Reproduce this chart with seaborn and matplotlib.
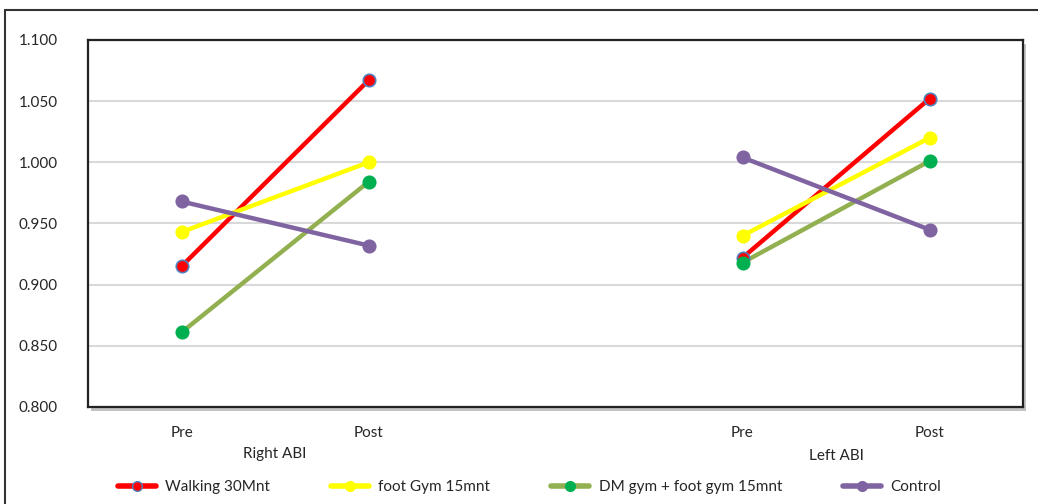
import numpy as np
import pandas as pd
import matplotlib.pyplot as plt
import matplotlib.patches as mpatches
from matplotlib.lines import Line2D
import seaborn as sns

# categories along the x axis (blank slot separates the two groups)
categories = ["Pre", "Post", "", "Pre", "Post"]
groups = ["Right ABI", "Left ABI"]
group_slots = {"Right ABI": [0, 1], "Left ABI": [3, 4]}

series = ["Walking 30Mnt", "foot Gym 15mnt", "DM gym + foot gym 15mnt", "Control"]
right_pre = [0.915, 0.943, 0.861, 0.968]
right_post = [1.067, 1.000, 0.984, 0.932]
left_pre = [0.922, 0.940, 0.918, 1.004]
left_post = [1.052, 1.020, 1.001, 0.945]

line_colors = ["#FF0000", "#FFFF00", "#92B050", "#8064A2"]
marker_colors = ["#FF0000", "#FFFF00", "#00B050", "#8064A2"]
marker_edges = ["#4F81BD", "#FFFF00", "#00B050", "#8064A2"]

rows = []
for i, s in enumerate(series):
    for g, pre, post in [("Right ABI", right_pre, right_post), ("Left ABI", left_pre, left_post)]:
        rows.append({"series": s, "group": g, "x": group_slots[g][0], "value": pre[i]})
        rows.append({"series": s, "group": g, "x": group_slots[g][1], "value": post[i]})
df = pd.DataFrame(rows)

sns.set_theme(style="white")
plt.rcParams["font.family"] = ["Lato", "DejaVu Sans"]

fig = plt.figure(figsize=(10.38, 5.04), dpi=100)
ax = fig.add_axes([88 / 1038, 1 - 407 / 504, 935 / 1038, 367 / 504])

# shadow behind the plot area
shadow = mpatches.Rectangle((91 / 1038, 1 - 411 / 504), 935 / 1038, 367 / 504,
                            transform=fig.transFigure, facecolor="#9a9a9a",
                            edgecolor="none", zorder=-1, alpha=0.6)
fig.patches.append(shadow)

# outer chart frame (left and top edges visible)
fig.add_artist(Line2D([5 / 1038, 5 / 1038], [0, 1 - 10 / 504], transform=fig.transFigure,
                      color="#333333", lw=1.5))
fig.add_artist(Line2D([5 / 1038, 1], [1 - 10 / 504, 1 - 10 / 504], transform=fig.transFigure,
                      color="#333333", lw=1.5))

for i, s in enumerate(series):
    sub = df[df["series"] == s]
    sns.lineplot(data=sub, x="x", y="value", units="group", estimator=None,
                 color=line_colors[i], lw=3.2, ax=ax, legend=False, zorder=2 + i * 0.1)
    sns.scatterplot(data=sub, x="x", y="value", color=marker_colors[i],
                    edgecolor=marker_edges[i], linewidth=1.2, s=80, ax=ax,
                    legend=False, zorder=3 + i * 0.1)

ax.set_xlim(-0.5, len(categories) - 0.5)
ax.set_ylim(0.8, 1.1)
ax.set_yticks(np.arange(0.8, 1.1001, 0.05))
ax.set_yticklabels(["{:.3f}".format(v) for v in np.arange(0.8, 1.1001, 0.05)], fontsize=11)
ax.set_xticks(range(len(categories)))
ax.set_xticklabels(categories, fontsize=11)
ax.tick_params(axis="both", length=0)
ax.tick_params(axis="y", pad=22)
ax.tick_params(axis="x", pad=14)
ax.set_xlabel("")
ax.set_ylabel("")
ax.grid(axis="y", color="#d9d9d9", lw=1.5)
ax.set_axisbelow(True)
for sp in ax.spines.values():
    sp.set_color("#222222")
    sp.set_linewidth(1.6)

# group labels under the ticks
ax.text(0.5, -0.128, "Right ABI", transform=ax.get_xaxis_transform(), ha="center",
        va="center", fontsize=11)
ax.text(3.5, -0.133, "Left ABI", transform=ax.get_xaxis_transform(), ha="center",
        va="center", fontsize=11)

handles = [Line2D([], [], color=line_colors[i], lw=4, marker="o", markersize=7,
                  markerfacecolor=marker_colors[i], markeredgecolor=marker_edges[i])
           for i in range(len(series))]
fig.legend(handles, series, loc="center", bbox_to_anchor=(0.51, 1 - 487 / 504), ncol=4,
           frameon=False, fontsize=11, handlelength=2.5, columnspacing=4, handletextpad=0.6)

fig.savefig("out.png", dpi=100, facecolor="white")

Task to carry out
Repeat the data exactly in full, omitting its pictures.

Task answer
Reproduce this chart with seaborn and matplotlib.
import numpy as np
import pandas as pd
import matplotlib.pyplot as plt
import matplotlib.patches as mpatches
from matplotlib.lines import Line2D
import seaborn as sns

# categories along the x axis (blank slot separates the two groups)
categories = ["Pre", "Post", "", "Pre", "Post"]
groups = ["Right ABI", "Left ABI"]
group_slots = {"Right ABI": [0, 1], "Left ABI": [3, 4]}

series = ["Walking 30Mnt", "foot Gym 15mnt", "DM gym + foot gym 15mnt", "Control"]
right_pre = [0.915, 0.943, 0.861, 0.968]
right_post = [1.067, 1.000, 0.984, 0.932]
left_pre = [0.922, 0.940, 0.918, 1.004]
left_post = [1.052, 1.020, 1.001, 0.945]

line_colors = ["#FF0000", "#FFFF00", "#92B050", "#8064A2"]
marker_colors = ["#FF0000", "#FFFF00", "#00B050", "#8064A2"]
marker_edges = ["#4F81BD", "#FFFF00", "#00B050", "#8064A2"]

rows = []
for i, s in enumerate(series):
    for g, pre, post in [("Right ABI", right_pre, right_post), ("Left ABI", left_pre, left_post)]:
        rows.append({"series": s, "group": g, "x": group_slots[g][0], "value": pre[i]})
        rows.append({"series": s, "group": g, "x": group_slots[g][1], "value": post[i]})
df = pd.DataFrame(rows)

sns.set_theme(style="white")
plt.rcParams["font.family"] = ["Lato", "DejaVu Sans"]

fig = plt.figure(figsize=(10.38, 5.04), dpi=100)
ax = fig.add_axes([88 / 1038, 1 - 407 / 504, 935 / 1038, 367 / 504])

# shadow behind the plot area
shadow = mpatches.Rectangle((91 / 1038, 1 - 411 / 504), 935 / 1038, 367 / 504,
                            transform=fig.transFigure, facecolor="#9a9a9a",
                            edgecolor="none", zorder=-1, alpha=0.6)
fig.patches.append(shadow)

# outer chart frame (left and top edges visible)
fig.add_artist(Line2D([5 / 1038, 5 / 1038], [0, 1 - 10 / 504], transform=fig.transFigure,
                      color="#333333", lw=1.5))
fig.add_artist(Line2D([5 / 1038, 1], [1 - 10 / 504, 1 - 10 / 504], transform=fig.transFigure,
                      color="#333333", lw=1.5))

for i, s in enumerate(series):
    sub = df[df["series"] == s]
    sns.lineplot(data=sub, x="x", y="value", units="group", estimator=None,
                 color=line_colors[i], lw=3.2, ax=ax, legend=False, zorder=2 + i * 0.1)
    sns.scatterplot(data=sub, x="x", y="value", color=marker_colors[i],
                    edgecolor=marker_edges[i], linewidth=1.2, s=80, ax=ax,
                    legend=False, zorder=3 + i * 0.1)

ax.set_xlim(-0.5, len(categories) - 0.5)
ax.set_ylim(0.8, 1.1)
ax.set_yticks(np.arange(0.8, 1.1001, 0.05))
ax.set_yticklabels(["{:.3f}".format(v) for v in np.arange(0.8, 1.1001, 0.05)], fontsize=11)
ax.set_xticks(range(len(categories)))
ax.set_xticklabels(categories, fontsize=11)
ax.tick_params(axis="both", length=0)
ax.tick_params(axis="y", pad=22)
ax.tick_params(axis="x", pad=14)
ax.set_xlabel("")
ax.set_ylabel("")
ax.grid(axis="y", color="#d9d9d9", lw=1.5)
ax.set_axisbelow(True)
for sp in ax.spines.values():
    sp.set_color("#222222")
    sp.set_linewidth(1.6)

# group labels under the ticks
ax.text(0.5, -0.128, "Right ABI", transform=ax.get_xaxis_transform(), ha="center",
        va="center", fontsize=11)
ax.text(3.5, -0.133, "Left ABI", transform=ax.get_xaxis_transform(), ha="center",
        va="center", fontsize=11)

handles = [Line2D([], [], color=line_colors[i], lw=4, marker="o", markersize=7,
                  markerfacecolor=marker_colors[i], markeredgecolor=marker_edges[i])
           for i in range(len(series))]
fig.legend(handles, series, loc="center", bbox_to_anchor=(0.51, 1 - 487 / 504), ncol=4,
           frameon=False, fontsize=11, handlelength=2.5, columnspacing=4, handletextpad=0.6)

fig.savefig("out.png", dpi=100, facecolor="white")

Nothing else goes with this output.